■ Written request
Read the listing and extract each line that includes the word "matplotlib".

———

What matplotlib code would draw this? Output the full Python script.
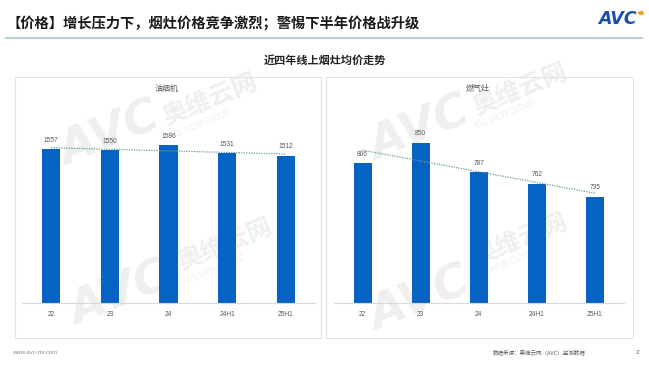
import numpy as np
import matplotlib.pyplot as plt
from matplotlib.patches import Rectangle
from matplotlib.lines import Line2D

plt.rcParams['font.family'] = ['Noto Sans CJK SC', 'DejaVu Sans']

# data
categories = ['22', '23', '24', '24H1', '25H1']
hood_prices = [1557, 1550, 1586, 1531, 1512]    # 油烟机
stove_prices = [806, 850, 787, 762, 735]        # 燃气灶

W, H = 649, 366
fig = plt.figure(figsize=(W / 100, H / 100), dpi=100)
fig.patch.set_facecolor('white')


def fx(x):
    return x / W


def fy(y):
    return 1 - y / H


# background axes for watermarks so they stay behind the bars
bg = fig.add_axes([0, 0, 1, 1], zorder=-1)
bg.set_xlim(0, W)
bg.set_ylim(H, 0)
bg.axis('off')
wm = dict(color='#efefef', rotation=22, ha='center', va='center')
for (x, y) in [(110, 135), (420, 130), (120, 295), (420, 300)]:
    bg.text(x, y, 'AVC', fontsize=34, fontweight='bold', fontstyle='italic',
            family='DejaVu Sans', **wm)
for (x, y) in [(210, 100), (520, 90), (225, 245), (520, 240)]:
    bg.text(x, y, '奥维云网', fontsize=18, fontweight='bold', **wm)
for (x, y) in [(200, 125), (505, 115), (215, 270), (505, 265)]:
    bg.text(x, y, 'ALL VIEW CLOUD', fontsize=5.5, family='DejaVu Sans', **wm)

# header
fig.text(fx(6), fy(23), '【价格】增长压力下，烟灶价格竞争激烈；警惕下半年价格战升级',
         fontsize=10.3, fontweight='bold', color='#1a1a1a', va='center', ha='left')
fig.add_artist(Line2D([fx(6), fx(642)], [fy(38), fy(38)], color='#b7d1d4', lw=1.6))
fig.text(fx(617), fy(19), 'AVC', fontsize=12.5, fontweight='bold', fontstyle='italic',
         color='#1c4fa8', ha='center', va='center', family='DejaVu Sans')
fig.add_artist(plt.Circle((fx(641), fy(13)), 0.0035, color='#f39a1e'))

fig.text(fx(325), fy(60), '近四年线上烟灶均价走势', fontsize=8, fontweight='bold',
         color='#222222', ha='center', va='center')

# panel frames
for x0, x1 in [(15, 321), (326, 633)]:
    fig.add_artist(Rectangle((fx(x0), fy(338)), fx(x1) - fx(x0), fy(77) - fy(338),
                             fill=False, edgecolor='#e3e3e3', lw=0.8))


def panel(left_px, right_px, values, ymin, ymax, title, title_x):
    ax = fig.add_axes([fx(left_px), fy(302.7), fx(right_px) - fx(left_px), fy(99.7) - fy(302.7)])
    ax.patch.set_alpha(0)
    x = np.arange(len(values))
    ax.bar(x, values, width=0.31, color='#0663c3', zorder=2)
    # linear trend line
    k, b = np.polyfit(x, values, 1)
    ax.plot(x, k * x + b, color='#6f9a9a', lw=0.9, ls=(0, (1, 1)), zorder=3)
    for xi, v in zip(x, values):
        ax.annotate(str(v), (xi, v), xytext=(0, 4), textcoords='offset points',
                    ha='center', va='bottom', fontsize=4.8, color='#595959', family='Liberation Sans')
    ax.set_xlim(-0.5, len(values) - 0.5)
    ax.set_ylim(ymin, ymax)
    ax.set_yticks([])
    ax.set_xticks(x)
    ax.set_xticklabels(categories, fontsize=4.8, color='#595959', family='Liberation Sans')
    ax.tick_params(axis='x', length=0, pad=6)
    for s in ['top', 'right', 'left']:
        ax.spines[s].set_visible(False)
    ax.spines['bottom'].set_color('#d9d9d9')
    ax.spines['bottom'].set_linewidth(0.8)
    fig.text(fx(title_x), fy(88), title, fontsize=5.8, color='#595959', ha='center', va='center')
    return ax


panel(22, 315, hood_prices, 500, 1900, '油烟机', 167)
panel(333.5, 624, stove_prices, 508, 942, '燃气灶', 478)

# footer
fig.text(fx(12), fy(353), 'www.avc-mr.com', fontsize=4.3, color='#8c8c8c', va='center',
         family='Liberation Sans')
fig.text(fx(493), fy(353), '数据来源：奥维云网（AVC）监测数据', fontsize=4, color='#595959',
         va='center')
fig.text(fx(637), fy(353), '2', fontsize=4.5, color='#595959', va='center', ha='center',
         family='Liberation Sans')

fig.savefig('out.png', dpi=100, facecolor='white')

———

■ Answer to this problem
What matplotlib code would draw this? Output the full Python script.
import matplotlib.pyplot as plt
from matplotlib.patches import Rectangle
from matplotlib.lines import Line2D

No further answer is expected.